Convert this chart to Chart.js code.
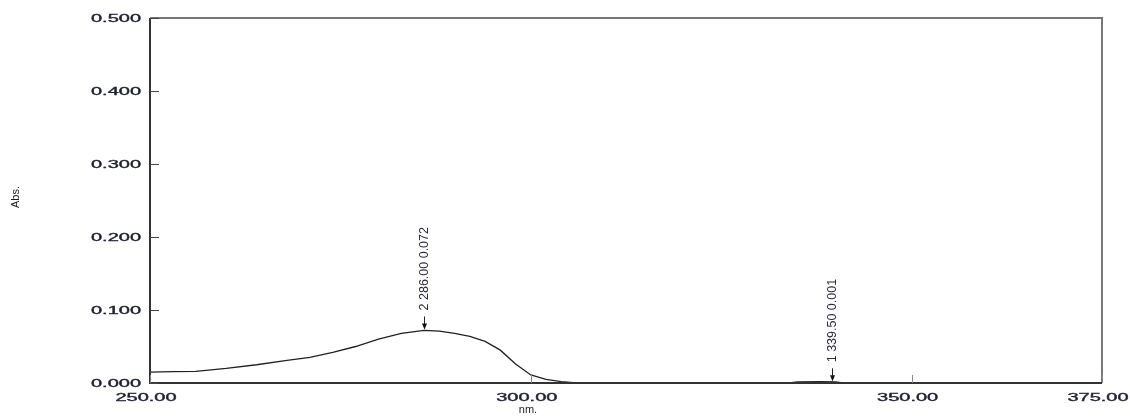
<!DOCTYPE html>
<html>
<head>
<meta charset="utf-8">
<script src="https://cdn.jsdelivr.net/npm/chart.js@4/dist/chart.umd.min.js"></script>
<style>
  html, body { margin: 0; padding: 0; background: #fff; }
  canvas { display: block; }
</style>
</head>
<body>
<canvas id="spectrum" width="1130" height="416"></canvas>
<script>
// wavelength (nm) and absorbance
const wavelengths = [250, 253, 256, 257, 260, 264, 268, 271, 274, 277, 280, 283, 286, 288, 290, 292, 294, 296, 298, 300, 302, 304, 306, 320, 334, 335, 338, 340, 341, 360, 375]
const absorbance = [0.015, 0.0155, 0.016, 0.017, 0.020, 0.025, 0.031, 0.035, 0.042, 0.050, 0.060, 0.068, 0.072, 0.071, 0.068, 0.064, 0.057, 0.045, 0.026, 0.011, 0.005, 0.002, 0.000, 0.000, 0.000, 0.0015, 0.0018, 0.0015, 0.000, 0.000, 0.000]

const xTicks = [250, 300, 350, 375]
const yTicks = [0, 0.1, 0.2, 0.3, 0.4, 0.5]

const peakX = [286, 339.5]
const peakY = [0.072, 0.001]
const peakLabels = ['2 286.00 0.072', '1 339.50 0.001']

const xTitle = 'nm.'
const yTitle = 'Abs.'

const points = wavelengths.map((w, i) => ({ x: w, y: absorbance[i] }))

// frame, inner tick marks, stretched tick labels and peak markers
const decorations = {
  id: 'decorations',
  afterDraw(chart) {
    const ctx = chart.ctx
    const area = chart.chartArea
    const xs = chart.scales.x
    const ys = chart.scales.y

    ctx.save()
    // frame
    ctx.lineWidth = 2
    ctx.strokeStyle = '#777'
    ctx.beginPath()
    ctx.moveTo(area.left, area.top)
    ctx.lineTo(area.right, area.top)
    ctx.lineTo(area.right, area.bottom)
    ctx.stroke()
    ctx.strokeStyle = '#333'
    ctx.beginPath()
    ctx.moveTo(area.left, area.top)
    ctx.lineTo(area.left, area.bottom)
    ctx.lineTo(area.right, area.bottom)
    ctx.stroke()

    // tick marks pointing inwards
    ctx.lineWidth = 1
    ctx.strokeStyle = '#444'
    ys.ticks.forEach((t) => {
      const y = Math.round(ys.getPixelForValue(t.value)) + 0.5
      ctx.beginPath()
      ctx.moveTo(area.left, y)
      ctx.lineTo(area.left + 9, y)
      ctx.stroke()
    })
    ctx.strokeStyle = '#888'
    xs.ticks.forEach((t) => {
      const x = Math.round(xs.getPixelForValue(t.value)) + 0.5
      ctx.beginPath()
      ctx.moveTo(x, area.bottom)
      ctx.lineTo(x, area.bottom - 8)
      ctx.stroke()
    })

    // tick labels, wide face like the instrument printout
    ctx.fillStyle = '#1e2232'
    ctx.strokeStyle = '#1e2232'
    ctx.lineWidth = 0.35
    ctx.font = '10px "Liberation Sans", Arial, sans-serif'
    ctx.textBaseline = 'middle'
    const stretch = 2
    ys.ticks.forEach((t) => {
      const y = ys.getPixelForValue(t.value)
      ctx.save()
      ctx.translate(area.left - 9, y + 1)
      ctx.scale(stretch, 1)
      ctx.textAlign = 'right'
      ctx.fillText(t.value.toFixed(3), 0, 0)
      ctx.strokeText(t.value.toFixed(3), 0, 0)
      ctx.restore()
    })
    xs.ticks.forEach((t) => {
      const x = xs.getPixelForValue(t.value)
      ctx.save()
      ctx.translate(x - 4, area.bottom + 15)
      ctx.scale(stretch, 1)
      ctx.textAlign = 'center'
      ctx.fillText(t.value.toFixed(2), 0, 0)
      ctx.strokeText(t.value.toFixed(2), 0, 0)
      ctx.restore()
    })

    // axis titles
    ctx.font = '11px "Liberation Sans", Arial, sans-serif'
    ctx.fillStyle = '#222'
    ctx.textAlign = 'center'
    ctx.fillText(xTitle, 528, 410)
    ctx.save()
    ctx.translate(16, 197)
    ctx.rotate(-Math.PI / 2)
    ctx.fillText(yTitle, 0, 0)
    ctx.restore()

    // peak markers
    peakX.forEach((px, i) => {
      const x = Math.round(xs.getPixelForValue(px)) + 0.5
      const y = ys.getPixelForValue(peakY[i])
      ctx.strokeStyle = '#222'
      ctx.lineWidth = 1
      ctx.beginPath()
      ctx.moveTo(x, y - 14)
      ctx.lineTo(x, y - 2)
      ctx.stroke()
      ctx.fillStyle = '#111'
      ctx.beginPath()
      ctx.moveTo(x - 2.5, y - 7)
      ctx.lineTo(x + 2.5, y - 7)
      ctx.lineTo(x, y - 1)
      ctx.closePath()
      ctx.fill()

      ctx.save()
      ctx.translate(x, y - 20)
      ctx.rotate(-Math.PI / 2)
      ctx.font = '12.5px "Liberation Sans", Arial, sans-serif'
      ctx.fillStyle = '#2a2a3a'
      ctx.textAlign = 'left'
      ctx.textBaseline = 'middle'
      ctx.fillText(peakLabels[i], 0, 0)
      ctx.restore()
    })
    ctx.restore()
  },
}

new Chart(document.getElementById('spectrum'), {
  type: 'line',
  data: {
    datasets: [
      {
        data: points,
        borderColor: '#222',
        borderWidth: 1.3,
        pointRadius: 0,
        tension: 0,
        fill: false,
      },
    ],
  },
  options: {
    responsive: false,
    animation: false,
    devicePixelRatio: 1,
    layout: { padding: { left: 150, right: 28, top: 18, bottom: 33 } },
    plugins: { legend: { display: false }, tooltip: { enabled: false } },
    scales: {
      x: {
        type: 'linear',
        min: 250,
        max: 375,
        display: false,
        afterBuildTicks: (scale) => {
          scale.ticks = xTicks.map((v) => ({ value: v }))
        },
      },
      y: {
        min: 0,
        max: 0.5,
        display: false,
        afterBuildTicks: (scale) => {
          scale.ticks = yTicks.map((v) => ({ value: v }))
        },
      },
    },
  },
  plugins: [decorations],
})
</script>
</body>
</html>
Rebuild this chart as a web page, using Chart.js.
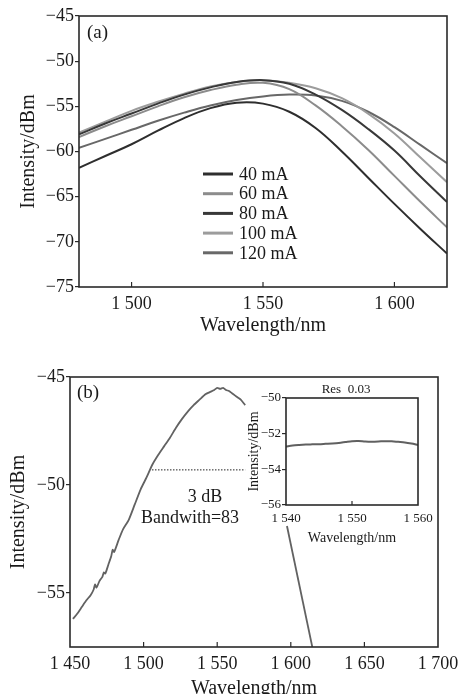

——

## PROBLEM DESCRIPTION
Return the records exactly. Don't carry the pictures over.

## OUTPUT
Convert this chart to Chart.js code.
<!DOCTYPE html>
<html>
<head>
<meta charset="utf-8">
<script src="https://cdn.jsdelivr.net/npm/chart.js@4/dist/chart.umd.min.js"></script>
<style>
  html, body { margin: 0; padding: 0; background: #fff; }
  canvas { display: block; }
</style>
</head>
<body>
<canvas id="spectrum" width="1130" height="416"></canvas>
<script>
// wavelength (nm) and absorbance
const wavelengths = [250, 253, 256, 257, 260, 264, 268, 271, 274, 277, 280, 283, 286, 288, 290, 292, 294, 296, 298, 300, 302, 304, 306, 320, 334, 335, 338, 340, 341, 360, 375]
const absorbance = [0.015, 0.0155, 0.016, 0.017, 0.020, 0.025, 0.031, 0.035, 0.042, 0.050, 0.060, 0.068, 0.072, 0.071, 0.068, 0.064, 0.057, 0.045, 0.026, 0.011, 0.005, 0.002, 0.000, 0.000, 0.000, 0.0015, 0.0018, 0.0015, 0.000, 0.000, 0.000]

const xTicks = [250, 300, 350, 375]
const yTicks = [0, 0.1, 0.2, 0.3, 0.4, 0.5]

const peakX = [286, 339.5]
const peakY = [0.072, 0.001]
const peakLabels = ['2 286.00 0.072', '1 339.50 0.001']

const xTitle = 'nm.'
const yTitle = 'Abs.'

const points = wavelengths.map((w, i) => ({ x: w, y: absorbance[i] }))

// frame, inner tick marks, stretched tick labels and peak markers
const decorations = {
  id: 'decorations',
  afterDraw(chart) {
    const ctx = chart.ctx
    const area = chart.chartArea
    const xs = chart.scales.x
    const ys = chart.scales.y

    ctx.save()
    // frame
    ctx.lineWidth = 2
    ctx.strokeStyle = '#777'
    ctx.beginPath()
    ctx.moveTo(area.left, area.top)
    ctx.lineTo(area.right, area.top)
    ctx.lineTo(area.right, area.bottom)
    ctx.stroke()
    ctx.strokeStyle = '#333'
    ctx.beginPath()
    ctx.moveTo(area.left, area.top)
    ctx.lineTo(area.left, area.bottom)
    ctx.lineTo(area.right, area.bottom)
    ctx.stroke()

    // tick marks pointing inwards
    ctx.lineWidth = 1
    ctx.strokeStyle = '#444'
    ys.ticks.forEach((t) => {
      const y = Math.round(ys.getPixelForValue(t.value)) + 0.5
      ctx.beginPath()
      ctx.moveTo(area.left, y)
      ctx.lineTo(area.left + 9, y)
      ctx.stroke()
    })
    ctx.strokeStyle = '#888'
    xs.ticks.forEach((t) => {
      const x = Math.round(xs.getPixelForValue(t.value)) + 0.5
      ctx.beginPath()
      ctx.moveTo(x, area.bottom)
      ctx.lineTo(x, area.bottom - 8)
      ctx.stroke()
    })

    // tick labels, wide face like the instrument printout
    ctx.fillStyle = '#1e2232'
    ctx.strokeStyle = '#1e2232'
    ctx.lineWidth = 0.35
    ctx.font = '10px "Liberation Sans", Arial, sans-serif'
    ctx.textBaseline = 'middle'
    const stretch = 2
    ys.ticks.forEach((t) => {
      const y = ys.getPixelForValue(t.value)
      ctx.save()
      ctx.translate(area.left - 9, y + 1)
      ctx.scale(stretch, 1)
      ctx.textAlign = 'right'
      ctx.fillText(t.value.toFixed(3), 0, 0)
      ctx.strokeText(t.value.toFixed(3), 0, 0)
      ctx.restore()
    })
    xs.ticks.forEach((t) => {
      const x = xs.getPixelForValue(t.value)
      ctx.save()
      ctx.translate(x - 4, area.bottom + 15)
      ctx.scale(stretch, 1)
      ctx.textAlign = 'center'
      ctx.fillText(t.value.toFixed(2), 0, 0)
      ctx.strokeText(t.value.toFixed(2), 0, 0)
      ctx.restore()
    })

    // axis titles
    ctx.font = '11px "Liberation Sans", Arial, sans-serif'
    ctx.fillStyle = '#222'
    ctx.textAlign = 'center'
    ctx.fillText(xTitle, 528, 410)
    ctx.save()
    ctx.translate(16, 197)
    ctx.rotate(-Math.PI / 2)
    ctx.fillText(yTitle, 0, 0)
    ctx.restore()

    // peak markers
    peakX.forEach((px, i) => {
      const x = Math.round(xs.getPixelForValue(px)) + 0.5
      const y = ys.getPixelForValue(peakY[i])
      ctx.strokeStyle = '#222'
      ctx.lineWidth = 1
      ctx.beginPath()
      ctx.moveTo(x, y - 14)
      ctx.lineTo(x, y - 2)
      ctx.stroke()
      ctx.fillStyle = '#111'
      ctx.beginPath()
      ctx.moveTo(x - 2.5, y - 7)
      ctx.lineTo(x + 2.5, y - 7)
      ctx.lineTo(x, y - 1)
      ctx.closePath()
      ctx.fill()

      ctx.save()
      ctx.translate(x, y - 20)
      ctx.rotate(-Math.PI / 2)
      ctx.font = '12.5px "Liberation Sans", Arial, sans-serif'
      ctx.fillStyle = '#2a2a3a'
      ctx.textAlign = 'left'
      ctx.textBaseline = 'middle'
      ctx.fillText(peakLabels[i], 0, 0)
      ctx.restore()
    })
    ctx.restore()
  },
}

new Chart(document.getElementById('spectrum'), {
  type: 'line',
  data: {
    datasets: [
      {
        data: points,
        borderColor: '#222',
        borderWidth: 1.3,
        pointRadius: 0,
        tension: 0,
        fill: false,
      },
    ],
  },
  options: {
    responsive: false,
    animation: false,
    devicePixelRatio: 1,
    layout: { padding: { left: 150, right: 28, top: 18, bottom: 33 } },
    plugins: { legend: { display: false }, tooltip: { enabled: false } },
    scales: {
      x: {
        type: 'linear',
        min: 250,
        max: 375,
        display: false,
        afterBuildTicks: (scale) => {
          scale.ticks = xTicks.map((v) => ({ value: v }))
        },
      },
      y: {
        min: 0,
        max: 0.5,
        display: false,
        afterBuildTicks: (scale) => {
          scale.ticks = yTicks.map((v) => ({ value: v }))
        },
      },
    },
  },
  plugins: [decorations],
})
</script>
</body>
</html>
Rebuild this chart as a web page, using Chart.js.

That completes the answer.